[BC] LAN Weirdness
Tom Taggart
tpt at literock93r.com
Wed Feb 10 21:15:01 CST 2010
The station is in a house, which I suspect was a DIY (Do It yourself)
project for the original and sole owner back in '85. So there is a
fair amount of weirdness in the electrical wiring, such as not
connecting the third wire (safety) ground at various outlets.
The switch, however, is mounted in a metal rack. The rack is tied to a
2" copper strap, which in turn runs to several ground rods outside the
building. Neutral and safety ground for the rack power is tied to the
strap. The electrical neutral and safety grounds for the house are
tied to the ground strap by a 15 foot piece of #4 (since we couldn't
find an easy way to run the strap to the box). There is strap run into
the control room, which is connected to the console, and to the
neutral and safety ground of the branch circuit for the control room
equipment. This includes the 4 computers in the control room. The PD's
computer, in his office, and my computer (in the rack room) aren't
tied to anything in particular, except through the neutral. I know
there is no safety ground on the outlet for my computer--but that
computer was installed after the first time we had a lock-up of the
switch.
The little router and cable modem (two separate units) sit right above
the switch. They are in plastic cases, run by wall warts, but are all
plugged into the same UPS. The cable modem, of course, is grounded to
the copper strap by a feed-through "F" connector ground. (Had a
switch burned up at another location when I relied on the cable
company's "ground" at the service entry box).

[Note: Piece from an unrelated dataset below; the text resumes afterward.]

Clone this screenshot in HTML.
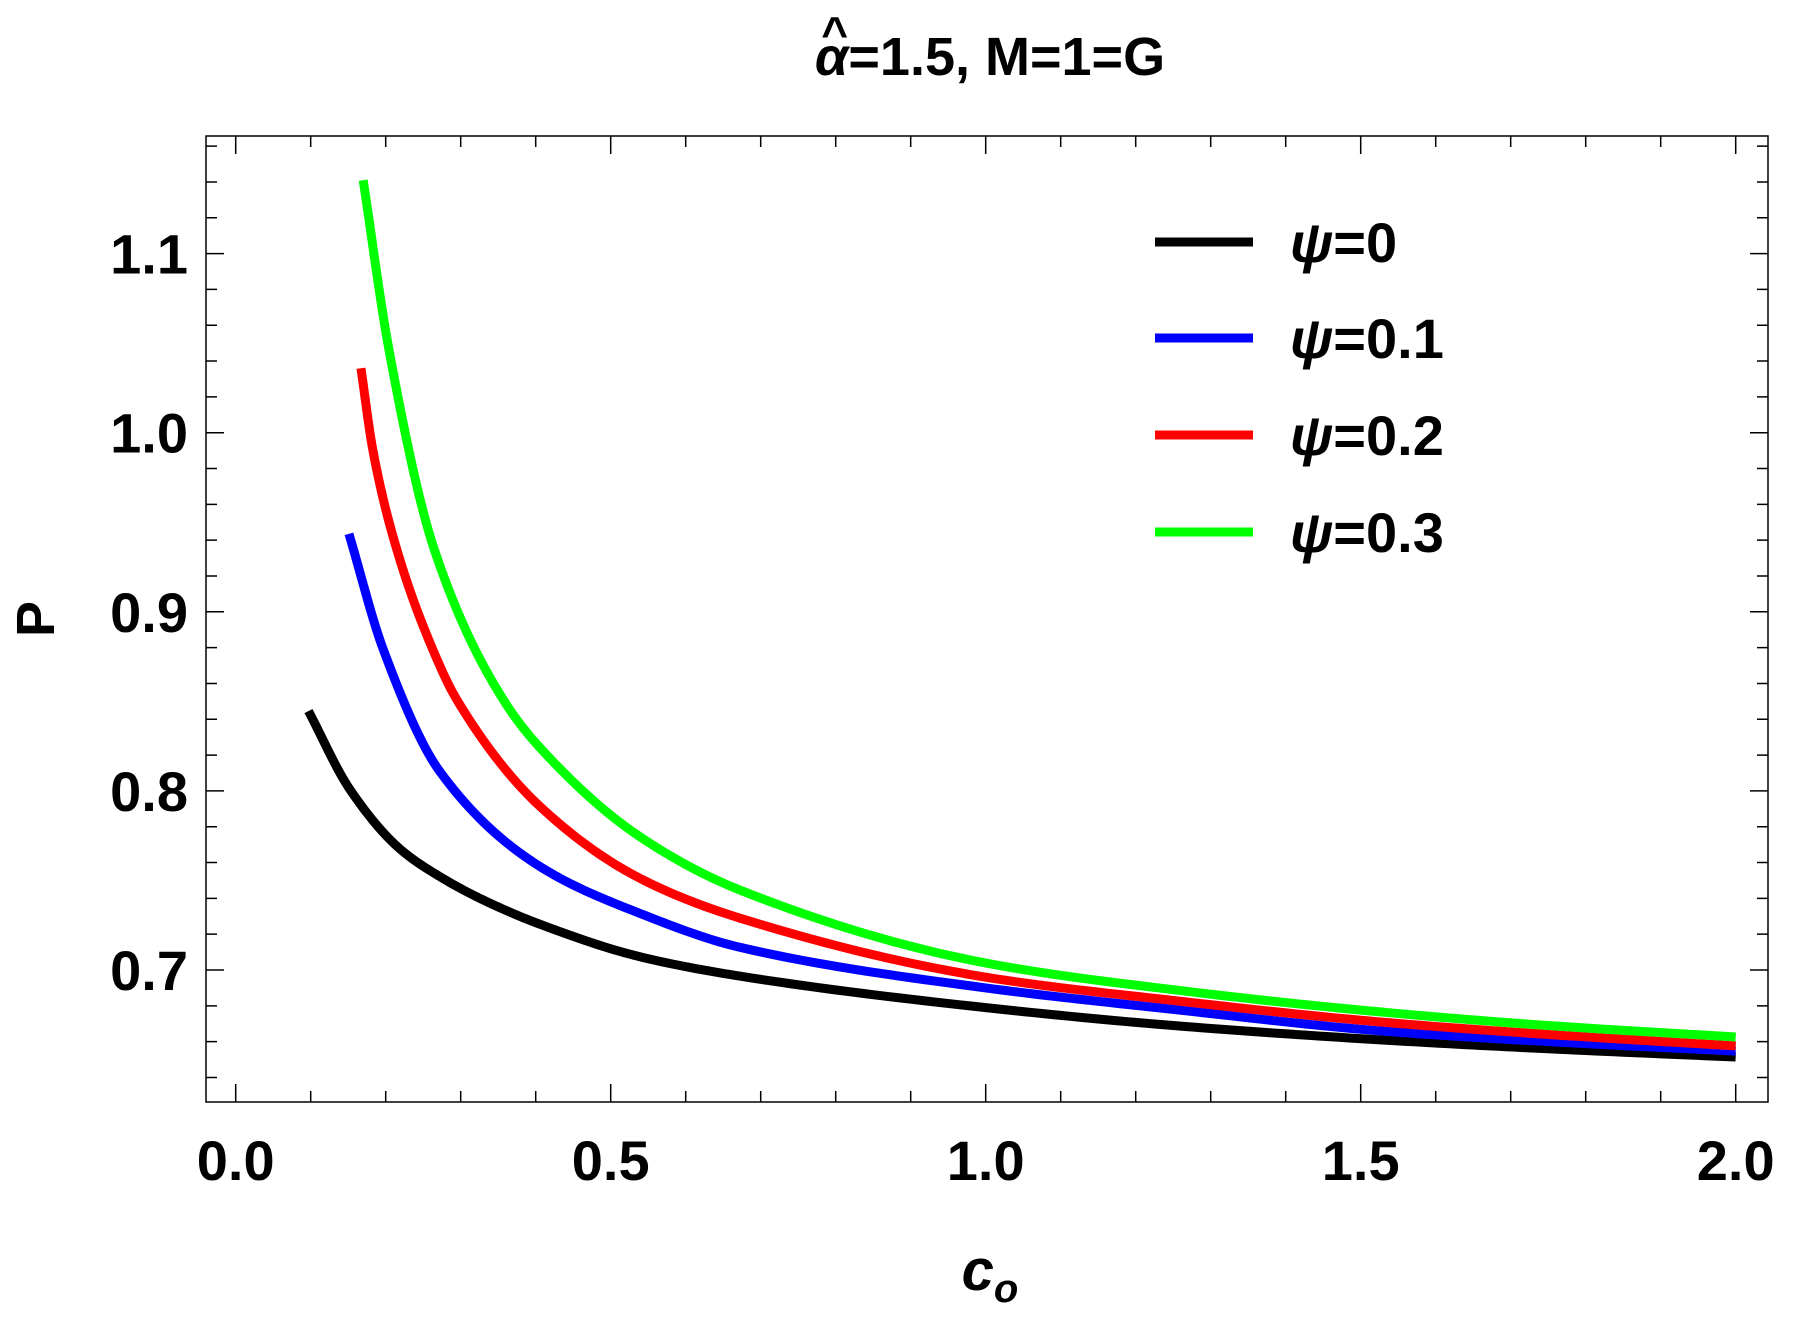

The computers on the LAN are connected by CAT5;(solid wire CAT5
between rooms to jacks, jumpers to the computer, Leviton rack mount
jack field in the rack, then jumpers into the switch). I presume there
would be some way that a ground loop could develop depending on the
design or failure of the NIC's in each computer, but one would assume
the switch would account for this in the design.
RF: There's an Armstrong STL in the same rack--which drives my little
weather radio nuts, but I would doubt that would cause this
problem--or it would be a more continuous problem. Not one that would
pop up when there is no-one moving around to reflect RF.